What is needed: Please print exactly the lines below, from the start of the material up to and including the line with "import seaborn as sns", but none of the pictures.

»»

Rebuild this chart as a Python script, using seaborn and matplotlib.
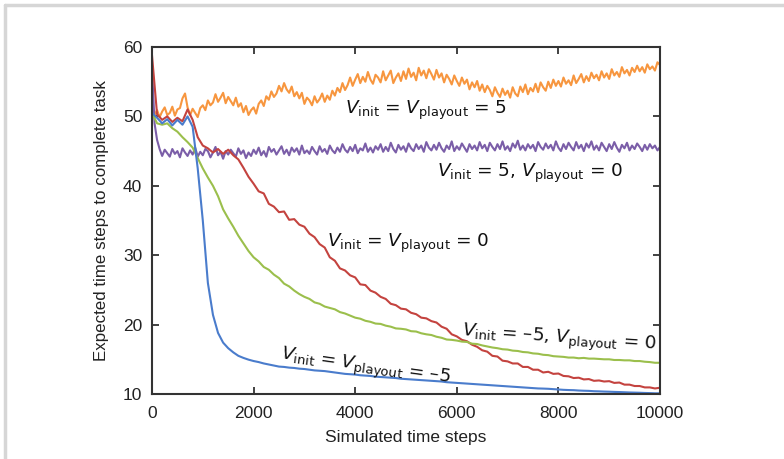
import numpy as np
import pandas as pd
import matplotlib
matplotlib.use("Agg")
import matplotlib.pyplot as plt
from matplotlib.lines import Line2D
import seaborn as sns

# ---------------- data ----------------
steps_coarse = list(range(0, 10001, 100))   # for blue / green / red
steps_fine = list(range(0, 10001, 50))      # for orange / purple

blue_vals = [
    50.5, 49.8, 49.0, 49.6, 48.7, 49.5, 48.8, 50.0, 48.5, 42.5,
    35.0, 26.0, 21.4, 18.8, 17.4, 16.6, 16.0, 15.5, 15.2, 14.95,
    14.75, 14.6, 14.4, 14.25, 14.1, 13.95, 13.9, 13.8, 13.75, 13.65,
    13.6, 13.5, 13.4, 13.35, 13.3, 13.2, 13.1, 13.0, 12.9, 12.85,
    12.8, 12.7, 12.65, 12.6, 12.5, 12.45, 12.4, 12.35, 12.3, 12.2,
    12.15, 12.1, 12.05, 12.0, 11.95, 11.9, 11.85, 11.8, 11.7, 11.65,
    11.6, 11.55, 11.5, 11.45, 11.4, 11.35, 11.3, 11.25, 11.2, 11.15,
    11.1, 11.05, 11.0, 10.95, 10.9, 10.85, 10.8, 10.78, 10.75, 10.7,
    10.65, 10.6, 10.57, 10.55, 10.5, 10.47, 10.45, 10.4, 10.38, 10.35,
    10.33, 10.3, 10.28, 10.25, 10.22, 10.2, 10.18, 10.15, 10.13, 10.1,
    10.1,
]

green_vals = [
    50.5, 49.0, 48.8, 49.0, 48.3, 47.8, 47.0, 46.3, 45.5, 44.0,
    42.5, 41.2, 40.0, 38.5, 36.6, 35.3, 34.1, 32.8, 31.7, 30.6,
    29.7, 29.1, 28.3, 27.9, 27.2, 26.7, 25.9, 25.5, 24.9, 24.4,
    24.0, 23.7, 23.2, 23.0, 22.6, 22.4, 22.2, 21.8, 21.6, 21.3,
    21.0, 20.85, 20.55, 20.4, 20.15, 20.1, 19.85, 19.7, 19.45, 19.4,
    19.3, 19.05, 19.0, 18.75, 18.6, 18.5, 18.25, 18.1, 17.85, 17.8,
    17.7, 17.55, 17.5, 17.25, 17.2, 17.0, 16.85, 16.7, 16.6, 16.45,
    16.4, 16.25, 16.2, 16.05, 16.0, 15.85, 15.8, 15.65, 15.6, 15.45,
    15.4, 15.35, 15.25, 15.25, 15.15, 15.2, 15.1, 15.1, 15.05, 15.0,
    15.0, 14.9, 14.9, 14.85, 14.85, 14.75, 14.75, 14.65, 14.6, 14.5,
    14.5,
]

red_vals = [
    58.8, 50.3, 49.5, 50.0, 49.2, 49.8, 49.3, 51.0, 49.5, 47.0,
    45.8, 45.4, 44.8, 45.3, 44.6, 45.2, 44.4, 43.8, 42.6, 41.3,
    40.3, 39.2, 38.9, 37.4, 37.0, 36.2, 36.3, 35.1, 35.2, 34.4,
    34.1, 33.1, 32.6, 31.6, 31.1, 29.7, 29.2, 28.1, 27.8, 27.1,
    26.8, 25.8, 25.7, 24.9, 24.6, 24.0, 23.7, 23.0, 22.8, 22.3,
    22.2, 21.7, 21.5, 21.0, 20.9, 20.5, 20.3, 19.7, 19.4, 18.6,
    18.3, 17.8, 17.6, 17.1, 16.8, 16.3, 16.1, 15.5, 15.4, 14.8,
    14.7, 14.4, 14.4, 13.9, 13.9, 13.5, 13.5, 13.1, 13.2, 12.9,
    12.95, 12.6, 12.55, 12.3, 12.35, 12.1, 12.15, 11.9, 11.95, 11.8,
    11.85, 11.6, 11.65, 11.35, 11.35, 11.15, 11.15, 10.95, 10.95, 10.8,
    10.9,
]

orange_vals = [
    51.0, 50.2, 50.9, 49.9, 50.7, 51.3, 50.2, 50.5, 51.4, 50.1,
    51.0, 51.2, 52.6, 53.3, 51.3, 50.2, 51.1, 50.5, 49.9, 51.2,
    51.6, 50.9, 52.3, 51.6, 52.0, 53.2, 52.1, 52.7, 53.4, 51.9,
    52.8, 52.2, 51.6, 52.7, 51.4, 51.9, 50.6, 51.5, 50.2, 50.9,
    51.3, 50.4, 51.8, 52.3, 51.5, 52.9, 52.4, 53.6, 52.8, 53.3,
    54.4, 53.6, 54.8, 53.9, 53.4, 54.3, 52.9, 53.5, 52.6, 53.4,
    51.8, 52.7, 52.3, 51.6, 52.9, 52.0, 52.5, 53.3, 52.1, 53.0,
    52.4, 53.7, 53.0, 54.1, 53.5, 54.8, 53.8, 54.5, 55.6, 54.4,
    55.3, 56.1, 54.8, 55.7, 55.0, 56.4, 55.3, 54.7, 56.0, 55.6,
    54.9, 56.5, 55.2, 55.9, 56.6, 54.8, 55.6, 56.2, 55.1, 56.5,
    55.4, 56.9, 55.7, 56.3, 55.2, 57.0, 55.9, 56.6, 55.5, 56.8,
    56.1, 55.3, 56.7, 55.6, 56.2, 54.9, 56.0, 55.4, 54.6, 55.9,
    55.1, 54.4, 55.6, 54.7, 55.3, 53.9, 54.9, 54.2, 55.1, 53.7,
    54.6, 53.5, 54.4, 53.8, 52.9, 54.2, 53.4, 52.8, 54.0, 53.1,
    53.7, 52.7, 54.2, 53.3, 52.9, 54.3, 53.5, 54.6, 53.2, 54.1,
    53.6, 54.7, 53.5, 54.9, 54.2, 53.7, 55.0, 54.1, 55.3, 54.4,
    55.1, 54.3, 55.6, 54.7, 55.2, 54.5, 55.9, 54.8, 55.4, 56.1,
    54.9, 55.8, 55.1, 56.3, 55.5, 56.0, 55.2, 56.5, 55.6, 56.2,
    55.4, 56.8, 55.9, 56.4, 55.7, 57.1, 56.2, 56.7, 55.9, 57.0,
    56.4, 57.3, 56.5, 57.1, 56.3, 57.5, 56.8, 57.2, 56.6, 57.8,
    57.4,
]

purple_vals = [
    57.0, 49.0, 46.6, 45.3, 44.3, 45.2, 44.7, 44.2, 45.3, 44.6,
    45.0, 44.1, 45.4, 44.8, 44.3, 45.1, 44.5, 45.5, 44.2, 44.9,
    44.4, 45.3, 45.0, 44.1, 44.8, 45.6, 44.4, 44.9, 43.9, 45.0,
    44.5, 45.2, 44.7, 44.2, 45.4, 44.6, 45.1, 44.0, 44.8, 44.3,
    45.2, 44.6, 45.5, 44.4, 45.0, 44.2, 45.6, 44.9, 45.3, 44.5,
    45.1, 45.7, 44.6, 45.2, 44.4, 45.5, 44.9, 45.4, 44.5, 45.8,
    44.7, 45.1, 44.6, 45.6, 45.0, 44.5, 45.7, 44.9, 45.3, 44.6,
    45.8, 45.1, 44.7, 45.5, 44.9, 46.0, 45.2, 44.8, 45.6, 45.0,
    45.9, 44.7, 45.4, 45.1, 46.1, 44.9, 45.5, 44.8, 45.7, 45.2,
    46.0, 44.9, 45.6, 45.0, 46.2, 45.3, 44.8, 45.9, 45.2, 45.7,
    44.9, 46.1, 45.4, 45.0, 46.0, 45.3, 45.8, 44.9, 46.3, 45.5,
    45.1, 45.9, 45.2, 46.2, 45.4, 44.9, 45.8, 45.3, 46.4, 45.0,
    45.7, 45.2, 46.1, 45.5, 44.9, 46.0, 45.3, 45.8, 45.1, 46.3,
    45.4, 45.9, 45.0, 46.2, 45.6, 45.1, 46.0, 45.3, 46.4, 45.2,
    45.7, 45.0, 46.1, 45.5, 46.5, 45.2, 45.8, 45.1, 46.0, 45.4,
    45.9, 45.0, 46.3, 45.6, 45.2, 46.1, 45.4, 45.9, 45.1, 46.4,
    45.5, 45.0, 46.0, 45.3, 46.2, 45.6, 45.1, 46.3, 45.4, 45.9,
    45.0, 46.1, 45.5, 46.4, 45.2, 45.8, 45.1, 46.2, 45.6, 45.0,
    46.0, 45.3, 46.3, 45.5, 44.9, 45.9, 45.4, 46.2, 45.1, 45.8,
    45.3, 46.1, 45.6, 45.0, 45.9, 45.2, 46.0, 45.4, 45.8, 45.1,
    45.6,
]

x_ticks = [0, 2000, 4000, 6000, 8000, 10000]
y_ticks = [10, 20, 30, 40, 50, 60]
x_label = "Simulated time steps"
y_label = "Expected time steps to complete task"

# ---------------- styling ----------------
sns.set_style("ticks")
plt.rcParams["font.family"] = ["Liberation Sans", "DejaVu Sans"]
plt.rcParams["mathtext.fontset"] = "dejavusans"

col_blue = "#4a7ccc"
col_green = "#9bbf4c"
col_red = "#c4433f"
col_orange = "#f7963f"
col_purple = "#7b5ea8"

fig = plt.figure(figsize=(7.84, 4.59), dpi=100)
ax = fig.add_axes([152 / 784, 1 - 394 / 459, (660 - 152) / 784, (394 - 47) / 459])

lw = 1.5
sns.lineplot(x=steps_fine, y=orange_vals, ax=ax, color=col_orange, lw=lw)
sns.lineplot(x=steps_fine, y=purple_vals, ax=ax, color=col_purple, lw=lw)
sns.lineplot(x=steps_coarse, y=red_vals, ax=ax, color=col_red, lw=lw)
sns.lineplot(x=steps_coarse, y=green_vals, ax=ax, color=col_green, lw=lw)
sns.lineplot(x=steps_coarse, y=blue_vals, ax=ax, color=col_blue, lw=lw)

ax.set_xlim(0, 10000)
ax.set_ylim(10, 60)
ax.set_xticks(x_ticks)
ax.set_yticks(y_ticks)
ax.set_xticklabels([str(t) for t in x_ticks])
ax.set_yticklabels([str(t) for t in y_ticks])
ax.tick_params(axis="both", direction="in", top=True, right=True, length=5, width=1.3,
               color="#333333", labelsize=12.5, labelcolor="#222222")
ax.tick_params(axis="x", pad=9)
ax.tick_params(axis="y", pad=7)
for s in ax.spines.values():
    s.set_color("#333333")
    s.set_linewidth(1.5)

ax.set_xlabel(x_label, fontsize=12.5, color="#222222", labelpad=6)
ax.set_ylabel(y_label, fontsize=12.2, color="#222222", labelpad=10)

# annotations
tkw = dict(fontsize=13.3, color="#111111", family="DejaVu Sans")
ax.text(3800, 50.9, r"$V_{\rm init}$ = $V_{\rm playout}$ = 5", va="center", ha="left", **tkw)
ax.text(5610, 41.8, r"$V_{\rm init}$ = 5, $V_{\rm playout}$ = 0", va="center", ha="left", **tkw)
ax.text(3450, 31.7, r"$V_{\rm init}$ = $V_{\rm playout}$ = 0", va="center", ha="left", **tkw)
ax.text(6100, 18.8, r"$V_{\rm init}$ = –5, $V_{\rm playout}$ = 0", va="center", ha="left",
        rotation=-4, rotation_mode="anchor", **tkw)
ax.text(2540, 15.6, r"$V_{\rm init}$ = $V_{\rm playout}$ = –5", va="center", ha="left",
        rotation=-8, rotation_mode="anchor", **tkw)

# light gray frame lines at top and left of the figure
fig.add_artist(Line2D([5 / 784, 1.0], [1 - 5 / 459, 1 - 5 / 459], color="#d6d6d6", lw=2.5,
                      transform=fig.transFigure))
fig.add_artist(Line2D([5 / 784, 5 / 784], [0.0, 1 - 5 / 459], color="#d6d6d6", lw=2.5,
                      transform=fig.transFigure))

fig.savefig("out.png", dpi=100)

««

Task output:
Rebuild this chart as a Python script, using seaborn and matplotlib.
import numpy as np
import pandas as pd
import matplotlib
matplotlib.use("Agg")
import matplotlib.pyplot as plt
from matplotlib.lines import Line2D
import seaborn as sns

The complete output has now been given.